The data engineer’s skill set includes:- Understanding and selecting tools across the lifecycle and managing trade-offs among cost, performance, scalability, and simplicity.
- Domain knowledge: how data is produced, how it will be consumed, and how to derive value post-processing.
- Balancing high-level services that deliver business value over complex low-level tasks like cluster administration.
Data engineers do not typically build ML models or generate analytics reports; their primary responsibility is the data pipeline and platform.

Data Engineering as a Business Function

Communication skills with both nontechnical and technical audiences are essential.
Ability to scope and gather business and product requirements.
Deep understanding of Agile, DevOps, and DataOps cultures.
Cost control and continuous learning as ongoing responsibilities.

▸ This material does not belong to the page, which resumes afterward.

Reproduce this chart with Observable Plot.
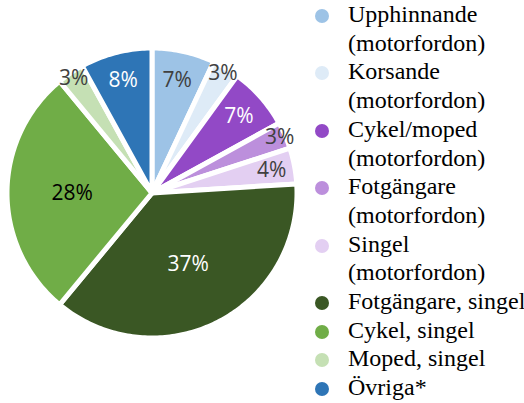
<!DOCTYPE html>
<html><head><meta charset="utf-8">
<script src="https://cdn.jsdelivr.net/npm/d3@7"></script>
<script src="https://cdn.jsdelivr.net/npm/@observablehq/plot@0.6"></script>
<style>
body{margin:0;background:#fff}
#wrap{position:relative;width:524px;height:403px;overflow:hidden}
#chart{position:absolute;left:0;top:0}
#legend{position:absolute;left:313px;top:0;font-family:"Liberation Serif","Times New Roman",serif;font-size:24px;line-height:28.7px;color:#000;white-space:nowrap}
.item{position:relative;padding-left:35px}
.dot{position:absolute;left:2px;top:9px;width:14px;height:14px;border-radius:50%}
</style>
</head><body>
<div id="wrap"><div id="chart"></div><div id="legend"></div></div>
<script>
const categories = ["Upphinnande (motorfordon)", "Korsande (motorfordon)", "Cykel/moped (motorfordon)", "Fotgängare (motorfordon)", "Singel (motorfordon)", "Fotgängare, singel", "Cykel, singel", "Moped, singel", "Övriga*"];
const shares = [7, 3, 7, 3, 4, 37, 28, 3, 8];

const colors = ["#9dc3e6", "#deebf7", "#9249c6", "#bc8fdc", "#e3cff2", "#3a5724", "#70ad47", "#c5e0b4", "#2e75b6"];
const labelColors = ["#404040", "#404040", "#ffffff", "#404040", "#404040", "#ffffff", "#000000", "#404040", "#ffffff"];

const total = d3.sum(shares);
let acc = 0;
const slices = categories.map((c, i) => {
  const a0 = acc / total * 2 * Math.PI; acc += shares[i];
  const a1 = acc / total * 2 * Math.PI;
  const v = shares[i];
  const lr = v >= 20 ? 0.55 : v >= 7 ? 0.8 : v >= 4 ? 0.84 : 0.96;
  const am = (a0 + a1) / 2;
  return {c, v, i, a0, a1, lx: lr * Math.sin(am), ly: lr * Math.cos(am)};
});
const pts = [];
for (const s of slices) {
  pts.push({c: s.c, x: 0, y: 0});
  const n = Math.max(2, Math.ceil((s.a1 - s.a0) / (Math.PI / 180)));
  for (let k = 0; k <= n; k++) {
    const a = s.a0 + (s.a1 - s.a0) * k / n;
    pts.push({c: s.c, x: Math.sin(a), y: Math.cos(a)});
  }
  pts.push({c: s.c, x: 0, y: 0});
}
const textColors = [...new Set(labelColors)];
const chart = Plot.plot({
  width: 524, height: 403, margin: 0,
  x: {domain: [-1, 1], range: [6.5, 296.5], axis: null},
  y: {domain: [-1, 1], range: [337.5, 47.5], axis: null},
  color: {domain: categories, range: colors},
  marks: [
    Plot.line(pts, {x: "x", y: "y", z: "c", fill: "c", stroke: "white", strokeWidth: 5, strokeLinejoin: "round"}),
    ...textColors.map(tc => Plot.text(slices.filter(s => labelColors[s.i] === tc), {
      x: "lx", y: "ly", text: d => d.v + "%", fill: tc, fontSize: 21, fontFamily: "'Open Sans'", textAnchor: "middle"
    }))
  ]
});
document.getElementById("chart").appendChild(chart);

const legend = document.getElementById("legend");
categories.forEach((c, i) => {
  const item = document.createElement("div");
  item.className = "item";
  const dot = document.createElement("span");
  dot.className = "dot";
  dot.style.background = colors[i];
  item.appendChild(dot);
  c.split(" (").forEach((part, j) => {
    const line = document.createElement("div");
    line.textContent = j ? "(" + part : part;
    item.appendChild(line);
  });
  legend.appendChild(item);
});
</script>
</body></html>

Data Maturity and Organizational Roles

Data maturity describes progression toward higher data utilization and integration.
Internal vs external data engineering roles vary by responsibilities and security concerns.
Data practitioners in organizations may focus on abstraction (reusable components) or building custom tools, depending on their role.
Leadership roles influence data strategy: CIO, CTO, CDO, and CEO collaborate to align data initiatives with business strategy; PMs help manage delivery.

Key Takeaways

Data engineering is an interdisciplinary domain that requires data, technical skills, governance, and ethical practice.
The lifecycle of data spans generation to serving, with DataOps guiding orchestration and governance.
The landscape of tools and architectures (open source, lakehouse, HTAP, zero-disk, etc.) is rapidly evolving and increasingly commoditized through cloud services.
Data maturity and organizational culture significantly influence the success of data initiatives.
Collaboration across roles (data architects, software engineers, DevOps/SREs, analysts, data scientists, ML engineers) is essential to deliver value.

Closing

DE is an abstract domain that requires data, knowledge, teamwork, and ethical practice.
The material emphasizes practical, scalable, and governance-aware approaches to building data-intensive organizations.